Having traveled extensively in Haiti over the years, LIFE.com photographer Anthony Karen offers an inside look at Haitian Vodou, one of the world's most misunderstood religions.
For Karen, who has become known for his extensive documentation of "self-marginalizing" groups including the Ku Klux Klan, Vodou was a natural subject choice. "About 13 years ago," he told LIFE.com, "I was in a difficult, transitional point in my life. Out of nowhere, I felt Haiti calling to me. I traveled there, and saw two Vodou ceremonies in person. On the same trip, I discovered my passion for photojournalism."
To view Karen's incredible full gallery of a June 2011 Haitian Vodou ceremony, click here. (NOTE: Photos may be disturbing to some viewers)
Take a look at a selection of Karen's gallery, along with the photographer's thoughts on the ceremony, below.
All images and captions are shown courtesy of LIFE.com.
Of Vodou's unique appeal and power Karen tells LIFE: "It's raw, and it's primitive. The harmonious singing and rhythmic beats of the drums can be hypnotic to an open mind. I'm not like a lot of photographers, who take pictures without so much as talking to the people they document. I've shared in plates of communal offerings, danced with the priests [Hougans] and the priestesses (Mambos), and I've downed my fair share of special religious elixirs with them. I won't even get into the cleansing ritual preformed on me involving the blood of a chicken."
"Years ago," Karen says, "I watched a documentary about how, in the late nineteen seventies, the U.S. and [longtime Haitian dictator] Papa Doc Duvalier eradicated the entire Haitian pig population, ostensibly in order to fight a swine flu outbreak. The documentary touched on the role the pig plays in the country's economy and, even more, in Vodou rituals. The filmed stayed with me over the years -- along with Vodou's mystique. I was struck by how, all over the world, people are warned about how dangerous Haiti is, and about the evils of Vodou. I just had to go and see with my own eyes. I'm that type of person."
"It still bothers me," Karen says of the sacrifices he's seen. "But it's different, in kind, from other brutal acts toward animals that I've seen. Documenting the Canadian seal harvest was one of the most soul-wrenching experiences of my life, but in this situation, in Haiti, I know that I'm witnessing a religious practice, and at that moment, I'm a guest in their world."

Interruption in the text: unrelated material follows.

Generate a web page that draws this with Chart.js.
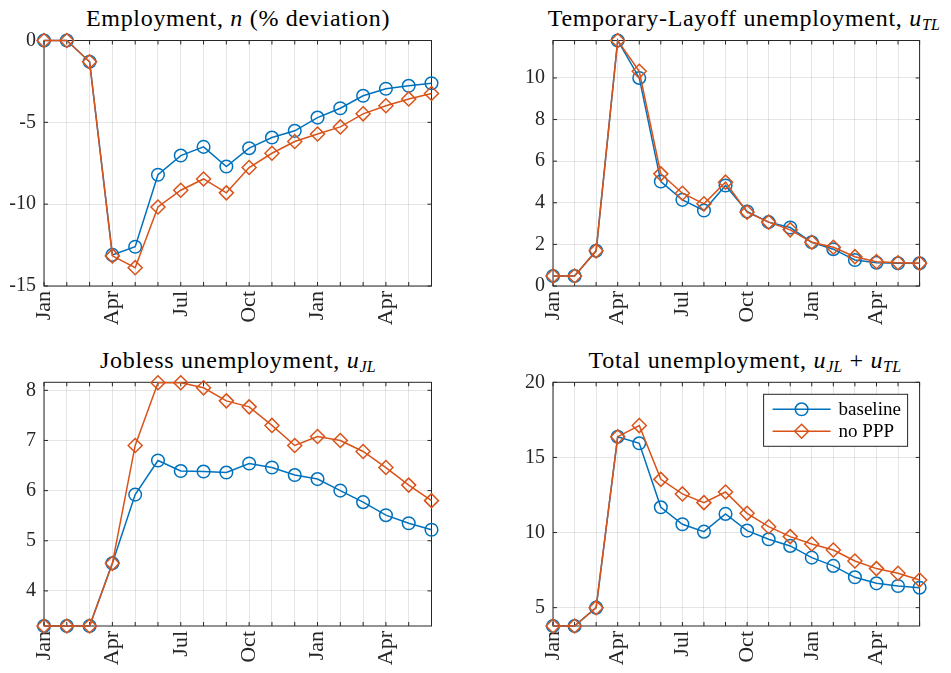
<!DOCTYPE html>
<html>
<head>
<meta charset="utf-8">
<script src="https://cdn.jsdelivr.net/npm/chart.js@4.4.1/dist/chart.umd.min.js"></script>
<style>
  body { margin: 0; background: #fff; }
  #fig { position: relative; width: 951px; height: 673px; overflow: hidden; }
  canvas { position: absolute; }
  .ttl {
    position: absolute; white-space: nowrap; transform: translateX(-50%);
    font-family: 'Liberation Serif', serif; font-size: 24px; line-height: 24px;
    letter-spacing: 0.7px; color: #000;
  }
  .ttl sub { font-size: 16px; line-height: 0; font-style: italic; vertical-align: -4px; letter-spacing: 0.3px; }
</style>
</head>
<body>
<div id="fig">
  <div class="ttl" style="left:238px; top:6px">Employment, <i>n</i> (% deviation)</div>
  <div class="ttl" style="left:744px; top:6px">Temporary-Layoff unemployment, <i>u</i><sub>TL</sub></div>
  <div class="ttl" style="left:238px; top:348px">Jobless unemployment, <i>u</i><sub>JL</sub></div>
  <div class="ttl" style="left:745px; top:348px">Total unemployment, <i>u</i><sub>JL</sub> + <i>u</i><sub>TL</sub></div>
  <canvas id="emp" width="475" height="330" style="left:0; top:0"></canvas>
  <canvas id="tl" width="476" height="330" style="left:475px; top:0"></canvas>
  <canvas id="jl" width="475" height="343" style="left:0; top:330px"></canvas>
  <canvas id="tot" width="476" height="343" style="left:475px; top:330px"></canvas>
</div>
<script>
// months on the x axis, labels shown every quarter
const months = ['Jan', 'Feb', 'Mar', 'Apr', 'May', 'Jun', 'Jul', 'Aug', 'Sep',
                'Oct', 'Nov', 'Dec', 'Jan', 'Feb', 'Mar', 'Apr', 'May', 'Jun'];

// employment, % deviation
const empBase  = [0, 0, -1.3, -13.1, -12.6, -8.2, -7.03, -6.5, -7.7, -6.58, -5.93, -5.52, -4.71, -4.14, -3.38, -2.95, -2.77, -2.61];
const empNoPPP = [0, 0, -1.3, -13.16, -13.88, -10.17, -9.15, -8.46, -9.31, -7.76, -6.89, -6.17, -5.71, -5.28, -4.48, -3.99, -3.57, -3.24];

// temporary-layoff unemployment
const tlBase  = [0.48, 0.48, 1.69, 11.8, 10.0, 5.02, 4.14, 3.63, 4.83, 3.58, 3.07, 2.81, 2.10, 1.77, 1.25, 1.12, 1.09, 1.09];
const tlNoPPP = [0.48, 0.48, 1.69, 11.8, 10.32, 5.39, 4.46, 3.95, 4.99, 3.55, 3.07, 2.70, 2.10, 1.86, 1.41, 1.17, 1.12, 1.09];

// jobless unemployment
const jlBase  = [3.3, 3.3, 3.3, 4.55, 5.92, 6.60, 6.39, 6.38, 6.36, 6.54, 6.46, 6.31, 6.23, 6.00, 5.77, 5.51, 5.35, 5.22];
const jlNoPPP = [3.3, 3.3, 3.3, 4.55, 6.90, 8.15, 8.15, 8.05, 7.79, 7.67, 7.30, 6.90, 7.08, 7.00, 6.78, 6.46, 6.11, 5.80];

// total unemployment
const totBase  = [3.78, 3.78, 5.0, 16.38, 15.94, 11.68, 10.55, 10.06, 11.24, 10.13, 9.55, 9.11, 8.33, 7.78, 7.02, 6.62, 6.44, 6.33];
const totNoPPP = [3.78, 3.78, 5.0, 16.38, 17.12, 13.54, 12.57, 11.99, 12.70, 11.28, 10.39, 9.73, 9.24, 8.84, 8.11, 7.60, 7.29, 6.84];

// y-axis limits and ticks
const empRange = [-15, 0],    empTicks = [-15, -10, -5, 0];
const tlRange  = [0, 11.8],   tlTicks  = [0, 2, 4, 6, 8, 10];
const jlRange  = [3.3, 8.16], jlTicks  = [4, 5, 6, 7, 8];
const totRange = [3.78, 20],  totTicks = [5, 10, 15, 20];

const blue = '#0072BD';
const orange = '#D95319';
const axisColor = '#262626';
const gridColor = 'rgba(38,38,38,0.12)';

Chart.defaults.font.family = '"Liberation Serif", serif';
Chart.defaults.font.size = 20;
Chart.defaults.color = axisColor;

// matlab style box with inward ticks on all four sides
const frame = {
  id: 'frame',
  beforeDatasetsDraw(chart) {
    const { ctx, chartArea: a, scales: { x, y } } = chart;
    const len = 4;
    ctx.save();
    ctx.strokeStyle = axisColor;
    ctx.lineWidth = 1;
    ctx.beginPath();
    x.ticks.forEach((t, i) => {
      const px = x.getPixelForTick(i);
      ctx.moveTo(px, a.bottom); ctx.lineTo(px, a.bottom - len);
      ctx.moveTo(px, a.top); ctx.lineTo(px, a.top + len);
    });
    y.ticks.forEach((t, i) => {
      const py = y.getPixelForTick(i);
      ctx.moveTo(a.left, py); ctx.lineTo(a.left + len, py);
      ctx.moveTo(a.right, py); ctx.lineTo(a.right - len, py);
    });
    ctx.stroke();
    ctx.strokeRect(a.left, a.top, a.width, a.height);
    ctx.restore();
  }
};

// legend box inside the top right corner
const boxLegend = {
  id: 'boxLegend',
  afterDraw(chart) {
    const { ctx, chartArea: a } = chart;
    const w = 144, h = 52;
    const left = a.right - 12 - w, top = a.top + 12;
    ctx.save();
    ctx.fillStyle = '#fff';
    ctx.fillRect(left, top, w, h);
    ctx.strokeStyle = axisColor;
    ctx.lineWidth = 1;
    ctx.strokeRect(left, top, w, h);
    chart.data.datasets.forEach((ds, i) => {
      const cy = top + 15 + i * 22;
      ctx.strokeStyle = ds.borderColor;
      ctx.lineWidth = ds.borderWidth;
      ctx.beginPath();
      ctx.moveTo(left + 9, cy);
      ctx.lineTo(left + 67, cy);
      ctx.stroke();
      ctx.fillStyle = 'rgba(0,0,0,0)';
      Chart.helpers.drawPoint(ctx, { pointStyle: ds.pointStyle, radius: ds.pointRadius, borderWidth: ds.borderWidth }, left + 38, cy);
      ctx.fillStyle = '#000';
      ctx.font = '19px "Liberation Serif", serif';
      ctx.textBaseline = 'middle';
      ctx.textAlign = 'left';
      ctx.fillText(ds.label, left + 75, cy + 1);
    });
    ctx.restore();
  }
};

function makePanel(id, base, noPPP, range, yTicks, area, legend) {
  const canvas = document.getElementById(id);
  const W = canvas.width, H = canvas.height;
  new Chart(canvas, {
    type: 'line',
    data: {
      labels: months,
      datasets: [{
        label: 'baseline',
        data: base,
        borderColor: blue,
        borderWidth: 1.5,
        pointStyle: 'circle',
        pointRadius: 6.3,
        pointBorderColor: blue,
        pointBackgroundColor: 'rgba(0,0,0,0)',
        pointBorderWidth: 1.5,
        tension: 0,
        clip: false,
        order: 1
      }, {
        label: 'no PPP',
        data: noPPP,
        borderColor: orange,
        borderWidth: 1.5,
        pointStyle: 'rectRot',
        pointRadius: 7,
        pointBorderColor: orange,
        pointBackgroundColor: 'rgba(0,0,0,0)',
        pointBorderWidth: 1.5,
        tension: 0,
        clip: false,
        order: 0
      }]
    },
    options: {
      responsive: false,
      animation: false,
      events: [],
      layout: { padding: { left: 0, top: area.top, right: W - area.right, bottom: 0 } },
      plugins: { legend: { display: false }, tooltip: { enabled: false } },
      scales: {
        x: {
          type: 'category',
          offset: false,
          border: { display: false },
          grid: { color: gridColor, drawTicks: false },
          ticks: {
            autoSkip: false,
            minRotation: 90,
            maxRotation: 90,
            padding: 5,
            font: { size: 22 },
            callback: (v, i) => (i % 3 === 0 ? months[i] : '')
          },
          afterFit: (s) => { s.height = H - area.bottom; }
        },
        y: {
          min: range[0],
          max: range[1],
          border: { display: false },
          grid: { color: gridColor, drawTicks: false },
          ticks: { padding: 8 },
          afterBuildTicks: (s) => { s.ticks = yTicks.map(v => ({ value: v })); },
          afterFit: (s) => { s.width = area.left; }
        }
      }
    },
    plugins: legend ? [frame, boxLegend] : [frame]
  });
}

makePanel('emp', empBase, empNoPPP, empRange, empTicks, { left: 44, right: 431.5, top: 40.5, bottom: 286 });
makePanel('tl', tlBase, tlNoPPP, tlRange, tlTicks, { left: 78, right: 462.3, top: 40.5, bottom: 286 });
makePanel('jl', jlBase, jlNoPPP, jlRange, jlTicks, { left: 44, right: 431.5, top: 52.3, bottom: 296 });
makePanel('tot', totBase, totNoPPP, totRange, totTicks, { left: 78, right: 462.3, top: 52.3, bottom: 296 }, true);
</script>
</body>
</html>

"Most people in my family," Karen says, "and my friends back home worry about me when I go to these rituals. But I simply tell them: If the Being that makes me feel warm and fuzzy inside can't protect me from your interpretation or conception of Vodou, then I'm praying to the wrong God -- don't you think?"
Of his take on Vodouisants forming a "marginalized" group, willfully living outside the mainstream of most cultures, Karen notes: "As with a lot of my work, whether it's the Klan, or the Westboro Baptist Church, with my Vodou pictures I'm hoping to offer another perspective on a subject that people might think they already know or understand. I'm the proverbial fly on the wall -- but I'm also someone who has found that conformity, and lack of curiosity, and uninformed assumptions about other cultures can be toxic."